<<<<

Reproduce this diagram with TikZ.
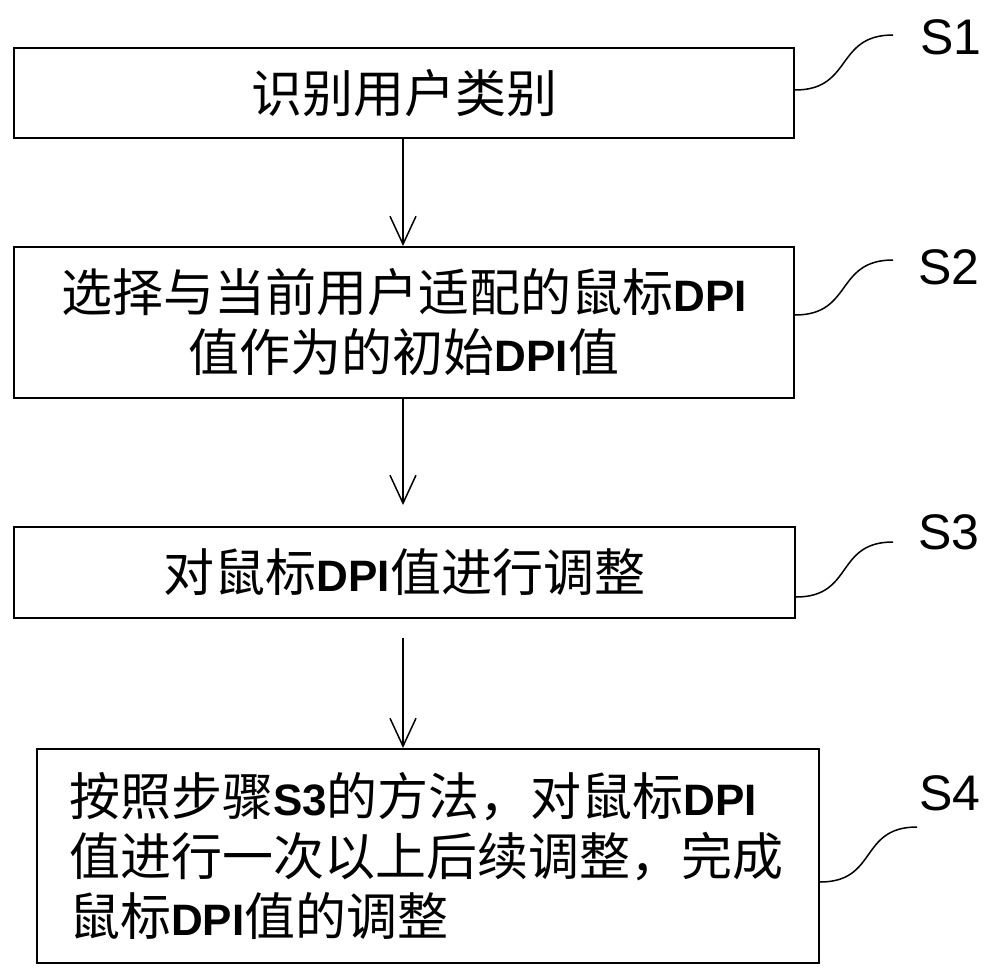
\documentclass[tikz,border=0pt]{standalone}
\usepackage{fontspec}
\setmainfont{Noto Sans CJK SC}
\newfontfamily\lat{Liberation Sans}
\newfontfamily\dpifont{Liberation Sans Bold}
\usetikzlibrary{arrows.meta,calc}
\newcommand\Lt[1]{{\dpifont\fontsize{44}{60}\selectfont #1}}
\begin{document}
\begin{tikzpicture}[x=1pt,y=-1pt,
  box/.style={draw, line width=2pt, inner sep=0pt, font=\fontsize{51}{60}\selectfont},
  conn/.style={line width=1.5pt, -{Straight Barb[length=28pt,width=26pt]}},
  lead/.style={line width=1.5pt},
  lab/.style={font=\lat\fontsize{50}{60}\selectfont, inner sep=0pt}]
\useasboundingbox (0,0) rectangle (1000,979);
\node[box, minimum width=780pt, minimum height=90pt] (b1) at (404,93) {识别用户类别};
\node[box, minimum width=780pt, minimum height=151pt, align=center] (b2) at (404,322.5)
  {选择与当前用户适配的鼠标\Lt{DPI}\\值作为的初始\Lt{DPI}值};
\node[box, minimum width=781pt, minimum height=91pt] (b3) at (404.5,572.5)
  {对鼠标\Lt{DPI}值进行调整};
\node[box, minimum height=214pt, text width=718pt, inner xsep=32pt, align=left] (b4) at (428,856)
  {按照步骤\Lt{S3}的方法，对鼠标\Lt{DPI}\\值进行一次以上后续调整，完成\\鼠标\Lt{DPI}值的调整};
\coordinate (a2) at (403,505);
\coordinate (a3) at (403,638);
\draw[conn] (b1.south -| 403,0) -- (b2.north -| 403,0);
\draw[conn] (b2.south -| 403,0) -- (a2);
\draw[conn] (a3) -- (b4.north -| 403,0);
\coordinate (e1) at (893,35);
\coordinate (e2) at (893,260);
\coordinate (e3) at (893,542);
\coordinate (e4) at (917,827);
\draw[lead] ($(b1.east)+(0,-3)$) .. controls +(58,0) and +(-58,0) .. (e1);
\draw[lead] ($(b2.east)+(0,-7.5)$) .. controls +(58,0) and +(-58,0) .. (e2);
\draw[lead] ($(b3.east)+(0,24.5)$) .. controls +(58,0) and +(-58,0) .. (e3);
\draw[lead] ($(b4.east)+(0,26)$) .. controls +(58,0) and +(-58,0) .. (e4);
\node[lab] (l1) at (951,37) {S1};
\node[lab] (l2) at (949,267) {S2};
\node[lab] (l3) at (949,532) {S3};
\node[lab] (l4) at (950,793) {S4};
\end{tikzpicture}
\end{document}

>>>>
<<<<

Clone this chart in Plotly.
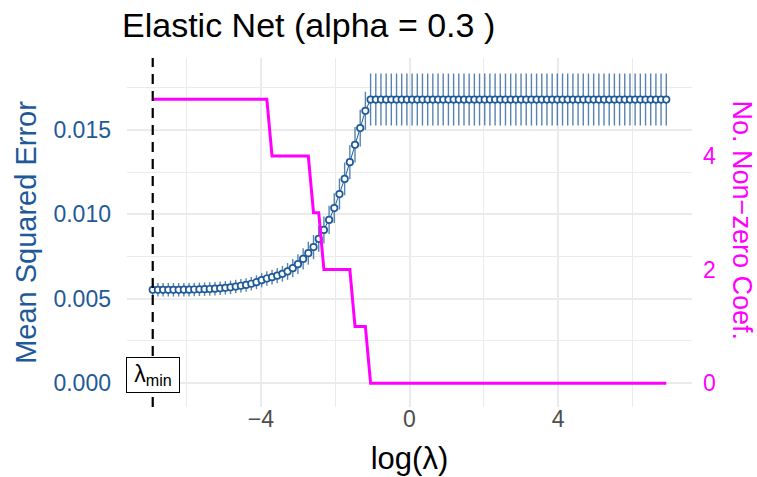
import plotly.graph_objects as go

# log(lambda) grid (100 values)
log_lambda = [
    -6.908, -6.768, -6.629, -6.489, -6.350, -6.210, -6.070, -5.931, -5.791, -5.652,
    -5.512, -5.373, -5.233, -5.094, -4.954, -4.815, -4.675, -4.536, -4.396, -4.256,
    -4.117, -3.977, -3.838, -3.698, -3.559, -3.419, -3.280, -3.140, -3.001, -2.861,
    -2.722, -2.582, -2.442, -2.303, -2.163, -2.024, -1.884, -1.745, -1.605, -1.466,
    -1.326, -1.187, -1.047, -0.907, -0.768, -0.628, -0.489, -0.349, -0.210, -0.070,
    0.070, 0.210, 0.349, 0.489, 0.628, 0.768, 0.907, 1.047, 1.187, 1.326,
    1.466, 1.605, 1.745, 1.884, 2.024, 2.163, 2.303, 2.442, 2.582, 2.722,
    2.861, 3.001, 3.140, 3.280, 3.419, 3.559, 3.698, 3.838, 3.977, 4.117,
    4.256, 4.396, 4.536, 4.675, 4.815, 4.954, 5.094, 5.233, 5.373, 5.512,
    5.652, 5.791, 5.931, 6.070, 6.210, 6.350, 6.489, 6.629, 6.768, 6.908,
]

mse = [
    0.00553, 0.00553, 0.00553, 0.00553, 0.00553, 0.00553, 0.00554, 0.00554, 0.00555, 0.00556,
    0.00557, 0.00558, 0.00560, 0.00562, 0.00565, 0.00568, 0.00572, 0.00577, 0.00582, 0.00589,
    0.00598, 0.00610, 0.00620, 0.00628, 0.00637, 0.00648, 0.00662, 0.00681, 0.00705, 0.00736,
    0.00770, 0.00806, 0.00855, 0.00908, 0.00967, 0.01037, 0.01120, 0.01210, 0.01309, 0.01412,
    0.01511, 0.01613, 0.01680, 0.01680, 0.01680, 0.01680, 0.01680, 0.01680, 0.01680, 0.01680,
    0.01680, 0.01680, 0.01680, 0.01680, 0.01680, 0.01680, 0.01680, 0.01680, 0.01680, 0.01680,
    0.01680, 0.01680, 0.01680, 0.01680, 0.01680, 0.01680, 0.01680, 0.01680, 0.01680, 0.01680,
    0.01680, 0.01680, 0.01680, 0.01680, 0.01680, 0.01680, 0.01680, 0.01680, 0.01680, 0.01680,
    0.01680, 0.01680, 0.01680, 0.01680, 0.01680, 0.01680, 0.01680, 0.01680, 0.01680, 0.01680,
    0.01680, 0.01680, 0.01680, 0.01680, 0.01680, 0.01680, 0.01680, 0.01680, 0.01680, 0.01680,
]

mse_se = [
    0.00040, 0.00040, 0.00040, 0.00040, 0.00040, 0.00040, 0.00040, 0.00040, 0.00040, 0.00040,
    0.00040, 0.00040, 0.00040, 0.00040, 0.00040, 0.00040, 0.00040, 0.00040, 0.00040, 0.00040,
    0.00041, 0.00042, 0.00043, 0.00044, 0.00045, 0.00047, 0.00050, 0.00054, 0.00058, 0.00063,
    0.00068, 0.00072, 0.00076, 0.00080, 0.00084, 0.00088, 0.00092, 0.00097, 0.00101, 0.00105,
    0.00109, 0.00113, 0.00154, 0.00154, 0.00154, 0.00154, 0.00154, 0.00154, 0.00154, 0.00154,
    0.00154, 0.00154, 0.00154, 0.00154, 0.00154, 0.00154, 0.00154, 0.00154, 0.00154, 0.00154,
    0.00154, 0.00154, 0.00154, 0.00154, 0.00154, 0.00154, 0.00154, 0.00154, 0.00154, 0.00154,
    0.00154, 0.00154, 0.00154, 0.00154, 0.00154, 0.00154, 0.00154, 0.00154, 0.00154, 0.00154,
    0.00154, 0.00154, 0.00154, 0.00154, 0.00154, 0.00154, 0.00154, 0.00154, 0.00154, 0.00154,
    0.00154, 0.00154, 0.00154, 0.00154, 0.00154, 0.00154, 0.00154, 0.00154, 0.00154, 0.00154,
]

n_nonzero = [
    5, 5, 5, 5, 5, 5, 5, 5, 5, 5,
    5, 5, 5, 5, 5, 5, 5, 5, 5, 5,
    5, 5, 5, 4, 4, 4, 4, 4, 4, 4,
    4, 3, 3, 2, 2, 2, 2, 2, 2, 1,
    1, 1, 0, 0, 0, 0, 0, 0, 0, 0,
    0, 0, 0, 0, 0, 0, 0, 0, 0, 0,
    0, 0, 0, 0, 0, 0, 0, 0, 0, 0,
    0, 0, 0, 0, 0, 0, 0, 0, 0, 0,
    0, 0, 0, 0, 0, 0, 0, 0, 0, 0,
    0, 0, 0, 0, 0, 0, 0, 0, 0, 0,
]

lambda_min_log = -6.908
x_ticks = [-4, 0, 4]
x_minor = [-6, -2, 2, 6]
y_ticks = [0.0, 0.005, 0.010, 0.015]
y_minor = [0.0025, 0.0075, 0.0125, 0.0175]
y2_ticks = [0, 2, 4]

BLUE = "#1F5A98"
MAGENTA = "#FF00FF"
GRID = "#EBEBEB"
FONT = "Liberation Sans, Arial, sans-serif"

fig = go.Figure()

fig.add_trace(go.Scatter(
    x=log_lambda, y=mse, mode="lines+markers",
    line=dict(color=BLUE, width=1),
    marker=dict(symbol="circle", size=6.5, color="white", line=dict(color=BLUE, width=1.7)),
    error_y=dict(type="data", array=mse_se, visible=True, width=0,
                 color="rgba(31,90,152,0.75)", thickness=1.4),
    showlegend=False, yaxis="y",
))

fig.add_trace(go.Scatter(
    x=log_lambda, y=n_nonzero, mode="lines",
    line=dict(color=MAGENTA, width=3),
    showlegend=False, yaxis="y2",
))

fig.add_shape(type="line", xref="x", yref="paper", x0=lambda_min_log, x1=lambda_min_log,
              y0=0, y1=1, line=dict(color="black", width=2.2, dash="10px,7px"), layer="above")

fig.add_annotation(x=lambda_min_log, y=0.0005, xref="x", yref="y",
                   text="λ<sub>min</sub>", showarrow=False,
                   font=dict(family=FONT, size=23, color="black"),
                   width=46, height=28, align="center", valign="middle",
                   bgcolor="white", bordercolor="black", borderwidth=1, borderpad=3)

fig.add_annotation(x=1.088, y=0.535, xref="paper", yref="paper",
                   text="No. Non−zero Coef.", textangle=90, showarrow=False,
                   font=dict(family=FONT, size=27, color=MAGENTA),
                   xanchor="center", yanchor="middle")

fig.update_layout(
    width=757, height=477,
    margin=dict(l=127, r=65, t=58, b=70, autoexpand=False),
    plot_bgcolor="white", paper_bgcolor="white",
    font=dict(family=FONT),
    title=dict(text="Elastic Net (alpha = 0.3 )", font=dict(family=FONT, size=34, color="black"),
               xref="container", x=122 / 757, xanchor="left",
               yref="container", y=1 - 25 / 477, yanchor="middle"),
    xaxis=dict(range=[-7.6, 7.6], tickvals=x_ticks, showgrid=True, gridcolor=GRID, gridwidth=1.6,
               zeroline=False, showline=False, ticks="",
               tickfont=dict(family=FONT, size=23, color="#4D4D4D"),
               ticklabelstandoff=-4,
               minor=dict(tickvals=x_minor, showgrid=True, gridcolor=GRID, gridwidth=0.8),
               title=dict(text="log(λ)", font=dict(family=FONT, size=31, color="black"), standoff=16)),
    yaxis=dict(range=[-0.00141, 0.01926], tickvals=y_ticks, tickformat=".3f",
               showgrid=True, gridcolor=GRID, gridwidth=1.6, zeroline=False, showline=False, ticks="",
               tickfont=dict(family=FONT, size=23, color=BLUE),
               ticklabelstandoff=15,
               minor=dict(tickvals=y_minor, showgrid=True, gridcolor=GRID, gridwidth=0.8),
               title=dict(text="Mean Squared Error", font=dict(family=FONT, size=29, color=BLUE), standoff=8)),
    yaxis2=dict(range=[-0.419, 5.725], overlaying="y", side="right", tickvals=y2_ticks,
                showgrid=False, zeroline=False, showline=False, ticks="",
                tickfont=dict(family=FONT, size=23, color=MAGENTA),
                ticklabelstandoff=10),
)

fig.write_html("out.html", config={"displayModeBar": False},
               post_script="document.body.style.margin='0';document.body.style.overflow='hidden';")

>>>>

WORK INSTRUCTIONS – Of the lines above, copy only those from the one holding "Clone this chart in Plotly." to the one holding "import plotly.graph_objects as go", both included, and exclude every image.

RESULT –
Clone this chart in Plotly.
import plotly.graph_objects as go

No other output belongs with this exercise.